The basics can mean a wide array of tasks or activities, depending on the team and project. But they almost always include: testing frameworks fixes or additions, nightly test failures, triaging, handling incoming asks from users or colleagues, releases, security incidents, critical tooling or libraries management, write-ups (or pre- or post-mortem). With the exception of security incidents, these basics are part of bucket (2) – the kinds of activities falling on the shoulders of other engineers.
I'll add a couple more bits of detail for the diagnosis to highlight the difficulty of achieving a productive steady state in this setup.
- The other engineers are juggling multiple responsibilities, trying to prioritize feature delivery themselves, and are not senior. This can mean situations from bucket (2) will "leak." Partly due to missing context or knowledge, partly due to insufficient capacity. The leaks will interrupt the senior engineer, diverting their attention from feature A. In other words, what would normally be bucket (2) becomes bucket (1).
- This situation of frequent escalation will not only impact delivery of features A, but can also affect B and C and overall team morale, because:
- The fact that bucket (2) leaks will sap the motivation and confidence of the engineers who are by default trying to tackle the tasks in this bucket. Underlying this, we can see how most engineers in the team need to do frequent context switching.
It may seem like the key insight here is, "engineers are juggling multiple responsibilities." But this itself is just a symptom of something else. It's not lack of focus. It's the unrealistic expectation that a team can merely focus on the features and ignore the basics.
If Kobe Bryant was obsessed with the basics, I suspect the reason was that he wanted to build extreme confidence and bring the foundation of his practice as close as he could to perfection. Then he could allow himself to indulge and "focus on the features."
Third, the basics
Even though bucket (2) of activities seems like "keeping the light on," and therefore are not a big deal, this is often not the case if the team is not deliberate about them. The problem is more frequent or compounded if one of the following is true: the project is a production system with heterogenous user classes (as it can sometimes be seen in platform teams); the project has significant technical debt (which one does not?); the project is post-launch (in the difficult teenage years); and/or the project benefits from public attention that results in external contributions with many pull requests, improvement suggestions or bug reports that require careful handling (review, detailed testing, backporting).

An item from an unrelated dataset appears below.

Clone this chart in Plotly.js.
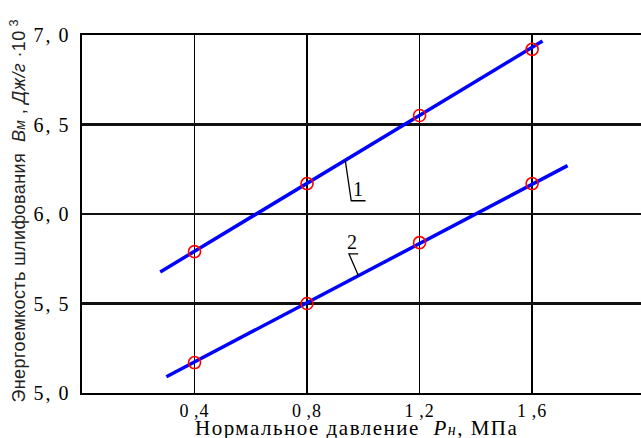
<!DOCTYPE html>
<html>
<head>
<meta charset="utf-8">
<script src="https://cdn.plot.ly/plotly-3.0.1.min.js"></script>
<style>
  html, body { margin: 0; padding: 0; background: #fff; }
  #chart { width: 641px; height: 438px; }
  /* the original print uses widely spaced lettering */
  #chart .ytick text { letter-spacing: 2px; }
  #chart .xtick text { letter-spacing: 1px; }
  #chart g.annotation[data-index="2"] text { letter-spacing: 1.5px; }
  #chart g.annotation[data-index="3"] text { letter-spacing: 0.4px; }
</style>
</head>
<body>
<div id="chart"></div>
<script>
// measured points (normal pressure, MPa -> grinding energy, J/g x1e3)
const pressure = [0.4, 0.8, 1.2, 1.6];
const energy1 = [5.79, 6.17, 6.55, 6.92];
const energy2 = [5.17, 5.50, 5.84, 6.17];

// fitted lines, read at their drawn ends
const fit1X = [0.278, 1.637];
const fit1Y = [5.676, 6.966];
const fit2X = [0.300, 1.726];
const fit2Y = [5.091, 6.270];

const xTicks = [0.4, 0.8, 1.2, 1.6];
const xTickText = ["0\u2009,4", "0\u2009,8", "1\u2009,2", "1\u2009,6"];
const yTicks = [5.0, 5.5, 6.0, 6.5, 7.0];
const yTickText = ["5,\u20090", "5,\u20095", "6,\u20090", "6,\u20095", "7,\u20090"];

const xTitle = "Нормальное давление  <i>Р<span style=\"font-size:16px\">н</span></i>, МПа";
const yTitle = "Энергоемкость шлифования  <i>В<span style=\"font-size:14px\">м</span></i> , <i>Дж/г</i> ·10<sup> 3</sup>";

// curve labels with their leader lines
const curveLabels = [
  { text: "1", x: 0.980, y: 6.14, path: [[0.936, 6.298], [0.957, 6.074], [1.008, 6.074]] },
  { text: "2", x: 0.961, y: 5.845, path: [[0.983, 5.654], [0.949, 5.777], [0.982, 5.777]] },
];

const serif = "Liberation Serif, Times New Roman, serif";
const sans = "Liberation Sans, Arial, sans-serif";

function fitTrace(x, y) {
  return { x, y, type: "scatter", mode: "lines", hoverinfo: "skip",
    line: { color: "#0000ff", width: 3.5 } };
}
function pointTrace(y) {
  return { x: pressure, y, type: "scatter", mode: "markers",
    marker: { symbol: "circle-open", size: 12, color: "#ff0000", line: { width: 1.6, color: "#ff0000" } } };
}

const traces = [
  fitTrace(fit1X, fit1Y),
  fitTrace(fit2X, fit2Y),
  pointTrace(energy1),
  pointTrace(energy2),
];

const shapes = curveLabels.map((c) => ({
  type: "path", xref: "x", yref: "y",
  path: "M" + c.path.map((p) => p[0] + "," + p[1]).join(" L"),
  line: { color: "#000", width: 1.3 },
}));

const annotations = curveLabels.map((c) => ({
  x: c.x, y: c.y, xref: "x", yref: "y", text: c.text, showarrow: false,
  font: { family: serif, size: 20, color: "#000" },
}));

// axis titles placed as annotations so they sit where the print has them
annotations.push({
  x: 0.492, y: -0.098, xref: "paper", yref: "paper", xanchor: "center", yanchor: "middle",
  text: xTitle, showarrow: false,
  font: { family: serif, size: 21, color: "#000" },
});
annotations.push({
  x: -0.1145, y: 0.51, xref: "paper", yref: "paper", xanchor: "center", yanchor: "middle",
  text: yTitle, showarrow: false, textangle: -90,
  font: { family: sans, size: 18, color: "#222" },
});

const layout = {
  width: 641, height: 438,
  margin: { l: 82, r: 0, t: 35, b: 45 },
  paper_bgcolor: "#fff", plot_bgcolor: "#fff",
  showlegend: false,
  xaxis: {
    range: [0, 1.987],
    tickvals: xTicks, ticktext: xTickText, ticks: "",
    tickfont: { family: serif, size: 18, color: "#000" },
    showgrid: true, gridcolor: "#000", gridwidth: 1.4,
    showline: true, linecolor: "#000", linewidth: 2, mirror: true,
    zeroline: false,
  },
  yaxis: {
    range: [5.0, 7.0],
    tickvals: yTicks, ticktext: yTickText, ticks: "",
    tickfont: { family: serif, size: 20, color: "#000" },
    ticklabelstandoff: 6,
    showgrid: true, gridcolor: "#111", gridwidth: 2.2,
    showline: true, linecolor: "#000", linewidth: 1.6,
    zeroline: false,
  },
  shapes,
  annotations,
};

Plotly.newPlot("chart", traces, layout, { displayModeBar: false, staticPlot: true });
</script>
</body>
</html>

To get a steady state that is productive, I learned that it is important for the team to acknowledge and include in planning not only the existence of buckets (1) and (2), but also the necessary training – the slow start phases – necessary until sufficiently many engineers can juggle the tasks in these buckets. In an ideal state, there are no leaks, no escalations, few context switches. Surprises such as security incidents cannot be eliminated in most projects, so the time allocated for this cannot be estimated or planned in advance; but the bus factor associated with handling these surprises can be improved.
To end, knowing the above is only half the battle. The other half remains: To identify the basics and stick with them throughout time, again and again, despite how menial they may seem.